On average, students in London also scored 16 points less than the whole of the UK in reading, while the gap was widest in science - at 19 points on average. London was also below the Organisation for Economic Cooperation and Development (OECD) average in all areas. And in maths, London’s students were three years behind 15-year-olds in Shanghai.

London tends to outperform the rest of the UK when it comes to GCSEs  - this year, its GCSE performance was the second-best in the UK after Northern Ireland, with 25.7 per cent of students achieving top grades of 7 or above. So Professor Jerrim said it was surprising that this was not replicated in Pisa data.

In a blog post summarising his findings, he wrote: “One obvious question to ask, then, is why is there no evidence of a “London effect” in Pisa?”

Professor Jerrim looked at whether London’s high ethnic diversity could provide any explanation for the disparity. He analysed data from the National Pupil Database, and found that “pupils from disadvantaged and ethnic minority backgrounds in England were likely to do much worse on the Pisa test than one would anticipate, given how they performed in their GCSEs”. 

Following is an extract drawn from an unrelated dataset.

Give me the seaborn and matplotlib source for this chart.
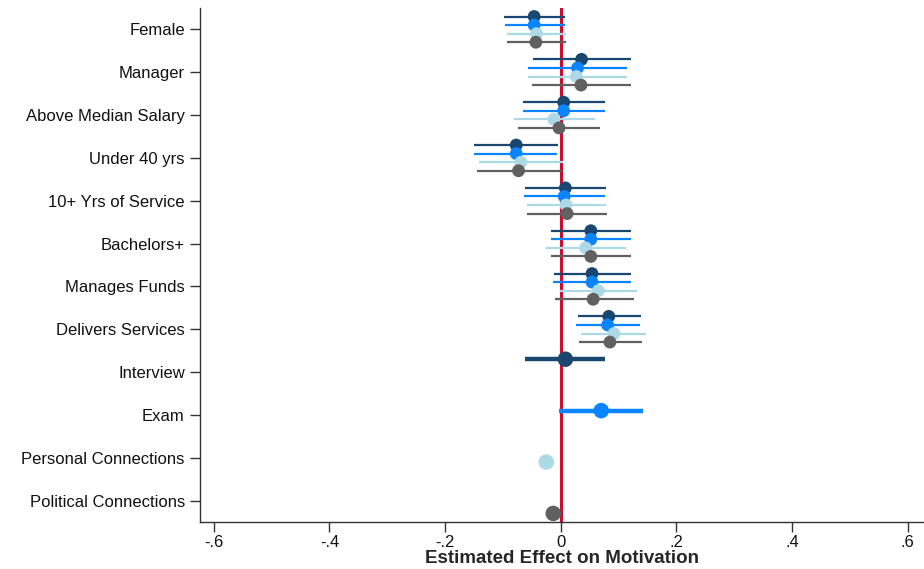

For example, black and Asian teenagers scored almost 30 Pisa points lower than predicted, given their GCSE scores. 

Professor Jerrim concluded that “more work needs to be done to understand why pupils from ethnic minority and disadvantaged backgrounds perform so differently across these two assessments.”

The regional differences were less pronounced in the more recent 2015 Pisa rankings. “Yet [London] was still some way behind the top-performing area,” Professor Jerrim said.